TASK DIRECTIONS:
Every entry below should be printed exactly, without its images.

MATERIAL:

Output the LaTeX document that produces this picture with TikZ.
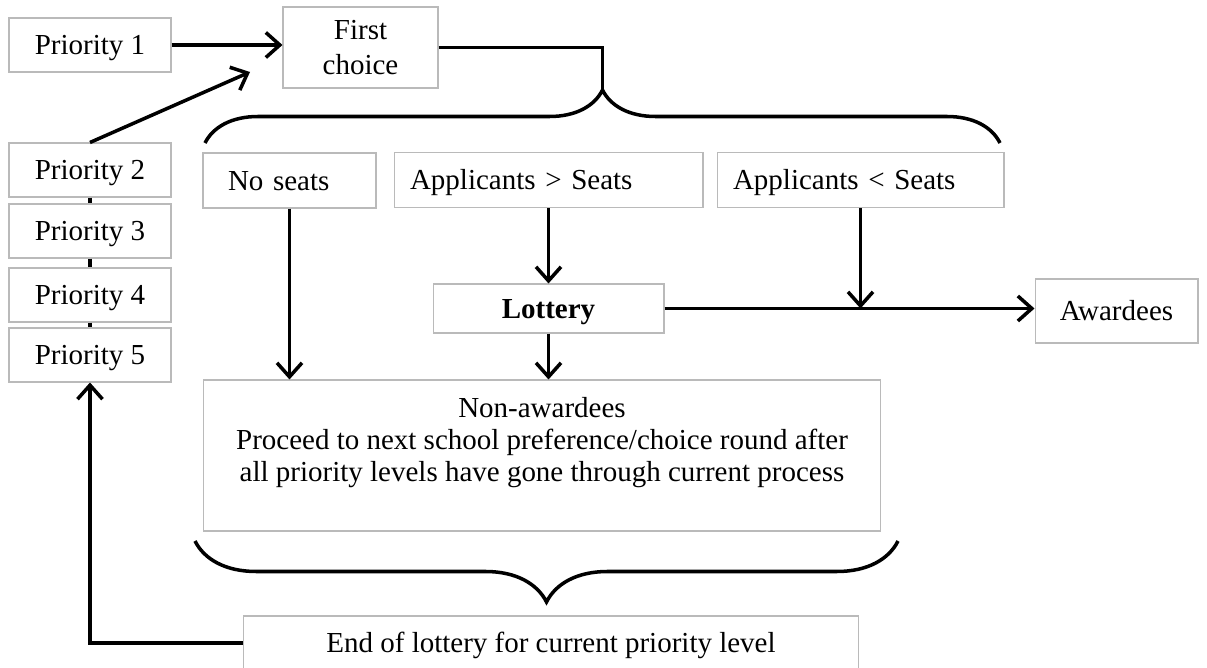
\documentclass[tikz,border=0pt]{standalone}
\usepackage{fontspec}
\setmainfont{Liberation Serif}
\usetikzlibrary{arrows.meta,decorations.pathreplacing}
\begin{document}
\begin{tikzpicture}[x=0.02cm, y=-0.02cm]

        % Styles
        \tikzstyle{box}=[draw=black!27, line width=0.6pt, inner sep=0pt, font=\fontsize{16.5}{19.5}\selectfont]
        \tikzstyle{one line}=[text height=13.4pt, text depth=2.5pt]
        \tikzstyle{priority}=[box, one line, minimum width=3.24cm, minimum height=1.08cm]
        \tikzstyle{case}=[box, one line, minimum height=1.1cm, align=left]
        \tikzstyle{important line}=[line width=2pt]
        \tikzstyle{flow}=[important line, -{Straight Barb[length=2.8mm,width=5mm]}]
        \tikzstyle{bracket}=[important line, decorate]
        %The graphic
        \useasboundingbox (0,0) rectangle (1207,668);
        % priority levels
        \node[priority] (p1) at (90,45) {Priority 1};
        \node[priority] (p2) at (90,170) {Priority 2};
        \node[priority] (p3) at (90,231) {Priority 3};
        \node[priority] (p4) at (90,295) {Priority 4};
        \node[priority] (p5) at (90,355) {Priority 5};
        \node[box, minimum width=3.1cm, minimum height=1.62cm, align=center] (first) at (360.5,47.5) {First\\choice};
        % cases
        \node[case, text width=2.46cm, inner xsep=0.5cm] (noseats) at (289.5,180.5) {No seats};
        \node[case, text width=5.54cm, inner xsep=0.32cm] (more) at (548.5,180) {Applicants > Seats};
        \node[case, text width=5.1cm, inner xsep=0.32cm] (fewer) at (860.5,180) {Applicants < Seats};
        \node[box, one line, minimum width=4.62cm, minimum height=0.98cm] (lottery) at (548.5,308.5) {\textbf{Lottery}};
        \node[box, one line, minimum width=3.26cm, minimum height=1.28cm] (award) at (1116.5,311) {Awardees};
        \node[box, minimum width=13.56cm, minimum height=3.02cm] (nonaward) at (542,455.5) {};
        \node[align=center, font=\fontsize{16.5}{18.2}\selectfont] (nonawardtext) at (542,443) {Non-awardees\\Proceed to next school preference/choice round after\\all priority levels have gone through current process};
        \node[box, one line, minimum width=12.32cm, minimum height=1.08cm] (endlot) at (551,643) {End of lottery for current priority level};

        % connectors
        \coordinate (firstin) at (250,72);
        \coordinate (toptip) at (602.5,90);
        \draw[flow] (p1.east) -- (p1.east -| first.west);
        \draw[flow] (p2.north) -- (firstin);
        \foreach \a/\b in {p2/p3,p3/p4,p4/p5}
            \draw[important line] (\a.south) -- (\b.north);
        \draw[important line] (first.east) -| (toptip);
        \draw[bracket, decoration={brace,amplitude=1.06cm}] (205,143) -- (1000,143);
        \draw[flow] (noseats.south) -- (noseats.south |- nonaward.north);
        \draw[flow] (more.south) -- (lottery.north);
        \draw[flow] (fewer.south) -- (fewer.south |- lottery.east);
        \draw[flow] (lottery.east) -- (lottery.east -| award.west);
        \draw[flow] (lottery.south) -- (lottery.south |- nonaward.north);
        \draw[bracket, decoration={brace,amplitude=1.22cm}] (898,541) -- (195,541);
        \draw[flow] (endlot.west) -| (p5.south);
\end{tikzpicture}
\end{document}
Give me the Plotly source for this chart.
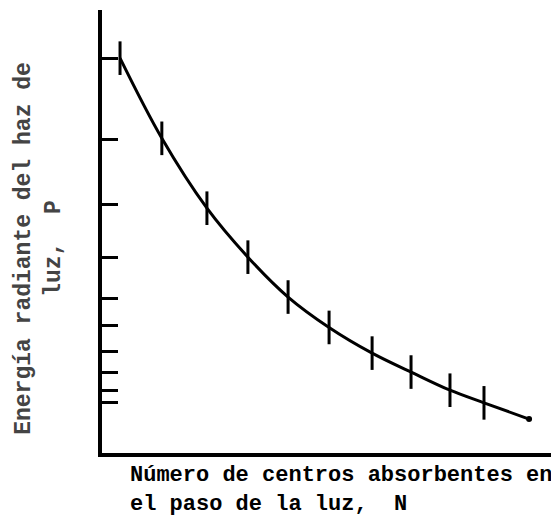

THE RESULT:
Output the LaTeX document that produces this picture with TikZ.
\documentclass[tikz,border=0pt]{standalone}
\usepackage{fontspec}
\setmainfont{Liberation Serif}
\usetikzlibrary{arrows.meta,decorations.pathreplacing}
\begin{document}
\begin{tikzpicture}[x=0.02cm, y=-0.02cm]

        % Styles
        \tikzstyle{box}=[draw=black!27, line width=0.6pt, inner sep=0pt, font=\fontsize{16.5}{19.5}\selectfont]
        \tikzstyle{one line}=[text height=13.4pt, text depth=2.5pt]
        \tikzstyle{priority}=[box, one line, minimum width=3.24cm, minimum height=1.08cm]
        \tikzstyle{case}=[box, one line, minimum height=1.1cm, align=left]
        \tikzstyle{important line}=[line width=2pt]
        \tikzstyle{flow}=[important line, -{Straight Barb[length=2.8mm,width=5mm]}]
        \tikzstyle{bracket}=[important line, decorate]
        %The graphic
        \useasboundingbox (0,0) rectangle (1207,668);
        % priority levels
        \node[priority] (p1) at (90,45) {Priority 1};
        \node[priority] (p2) at (90,170) {Priority 2};
        \node[priority] (p3) at (90,231) {Priority 3};
        \node[priority] (p4) at (90,295) {Priority 4};
        \node[priority] (p5) at (90,355) {Priority 5};
        \node[box, minimum width=3.1cm, minimum height=1.62cm, align=center] (first) at (360.5,47.5) {First\\choice};
        % cases
        \node[case, text width=2.46cm, inner xsep=0.5cm] (noseats) at (289.5,180.5) {No seats};
        \node[case, text width=5.54cm, inner xsep=0.32cm] (more) at (548.5,180) {Applicants > Seats};
        \node[case, text width=5.1cm, inner xsep=0.32cm] (fewer) at (860.5,180) {Applicants < Seats};
        \node[box, one line, minimum width=4.62cm, minimum height=0.98cm] (lottery) at (548.5,308.5) {\textbf{Lottery}};
        \node[box, one line, minimum width=3.26cm, minimum height=1.28cm] (award) at (1116.5,311) {Awardees};
        \node[box, minimum width=13.56cm, minimum height=3.02cm] (nonaward) at (542,455.5) {};
        \node[align=center, font=\fontsize{16.5}{18.2}\selectfont] (nonawardtext) at (542,443) {Non-awardees\\Proceed to next school preference/choice round after\\all priority levels have gone through current process};
        \node[box, one line, minimum width=12.32cm, minimum height=1.08cm] (endlot) at (551,643) {End of lottery for current priority level};

        % connectors
        \coordinate (firstin) at (250,72);
        \coordinate (toptip) at (602.5,90);
        \draw[flow] (p1.east) -- (p1.east -| first.west);
        \draw[flow] (p2.north) -- (firstin);
        \foreach \a/\b in {p2/p3,p3/p4,p4/p5}
            \draw[important line] (\a.south) -- (\b.north);
        \draw[important line] (first.east) -| (toptip);
        \draw[bracket, decoration={brace,amplitude=1.06cm}] (205,143) -- (1000,143);
        \draw[flow] (noseats.south) -- (noseats.south |- nonaward.north);
        \draw[flow] (more.south) -- (lottery.north);
        \draw[flow] (fewer.south) -- (fewer.south |- lottery.east);
        \draw[flow] (lottery.east) -- (lottery.east -| award.west);
        \draw[flow] (lottery.south) -- (lottery.south |- nonaward.north);
        \draw[bracket, decoration={brace,amplitude=1.22cm}] (898,541) -- (195,541);
        \draw[flow] (endlot.west) -| (p5.south);
\end{tikzpicture}
\end{document}
Give me the Plotly source for this chart.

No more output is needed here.